Thursday, November 13, 2008

Call the man, or how to grow your own $23 tomatoes

It´s bring your granddaughter to work day at Marabierto


I first became aware of "call the man" as a Uruguayan cultural trait when my mother visited me in New York and insisted on coming to work with me, back in the day when I was working in the flea market at Spring and Wooster. After watching me pull a couple dozen loaded boxes from a basement into a truck, followed by a clothing rack that I "walked" along two cobble-stoned Soho blocks to our flea-market spot, whereupon I spent two hours retrieving the boxes, tables and other fixtures from the truck and setting up our "booth" for the day (you know, then undo everything 5 or 6 hours later), horrified, she demanded that I "Call the man." At that point I explained that anyone I had to call to do my job would have my job, and therefore, I was the man.

On a subsequent visit on occasion of my moving into my newly purchased condo in Jersey City a couple of years later, and after inspecting the yard and noting there was no tap anywhere to hook up a hose --hence my bringing the hose from the sink across kitchen and living-room into the yard-- my mother again decreed "Call the man. Get him to put a tap outside."My answer, in this case, was "There is no man."


Team Sousluaga, with Pelusa

In the first case "the man" was my own job description, while in the second example it was something I could not possibly do on my own (major plumbing) and that neither could I afford to hire someone to do for me. Hence the years of watering the yard from the kitchen sink.

But look at me now. I am certainly back to my roots, or becoming my mother, or both, probably. No two days in a row go by without some man or men coming over to work at our place. There´s the pool guy, who does the regular maintenance and is different from the solar panel guy. There´s the gardening crew (good thing I consolidated the two landscaping outfits I used to hire into a single one), and most recently there´s team Sousluaga, who first built a shed structure to place the solar panels, and this week is improving my vegetable patch making it into two very long wooden boxes with a sort of nylon wall behind it against the existing fence.

In between we have the guys from Telecom, the alarm company, who come to install new devices, fix a malfunctioning sensor or check the satellite TV or the weird cellular-based fixed phone on a pretty regular basis.


The vegetable patch encased in wood.


In a way, it´s a miracle. We work hard, earn money, and that money is enough to be able to afford all these people who are constantly doing things to improve our house. Considering we have neither the time nor physical condition, not to mention skills required, I am always in awe at the fact that we can afford to pay for these peoples´ services, considering we are not actually wealthy. We´re also in awe of the end product.

But then again, after factoring in the amount spent on landscapers, top soil, and team Sousluaga to set up my very fancy encased vegetable patch with windbreaker and all, we´re estimating a unit cost of $23 per tomato that comes out of that yard...

Sunday, November 2, 2008

It works

I finally swam in solar-panel warmed up water on November 1, at 6 pm, minutes after the installer had left, at a perfect 26 C, or 78.8 F.

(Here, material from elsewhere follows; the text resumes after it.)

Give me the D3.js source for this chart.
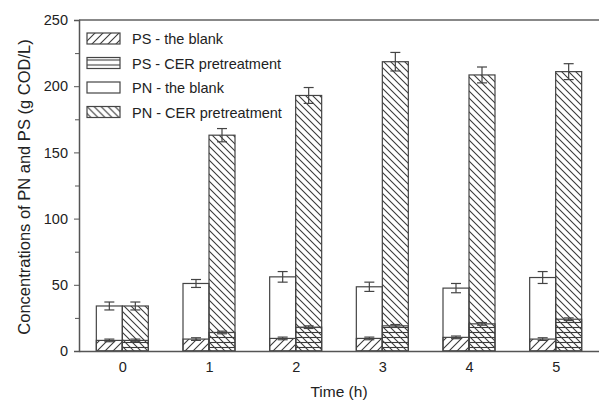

We had turned on the system at noon, on a test basis, so not at 100% capacity because our cautious pool guy Alvaro (not the same person as the panel supplier-installer) wants to double check the pressure on the pump and other technical stuff.

When he turned it on, we measured the pool at 20 degrees (68 F), and the water coming into the pool at 23.3 C (74). This low reading at the pool is because although the water from the panels was coming out at about 40 degrees (104F) there was a long stretch of pipes to warm up.

From what I saw during the installation, only a fraction was insulated, and improperly at that, and then there´s the entire length of the filter circulation which is also not insulated. So initially all the pipes and earth surrounding it needs to be warmed up before the water coming out from the
panels and the water arriving at the pool have a similar temperature.

All this will eventually be fixed by Alvaro, but right now I don´t feel like engaging in further works, just patching whatever leaks remained, and maybe in February when we have to travel to Asia the rest can be dug out and insulated.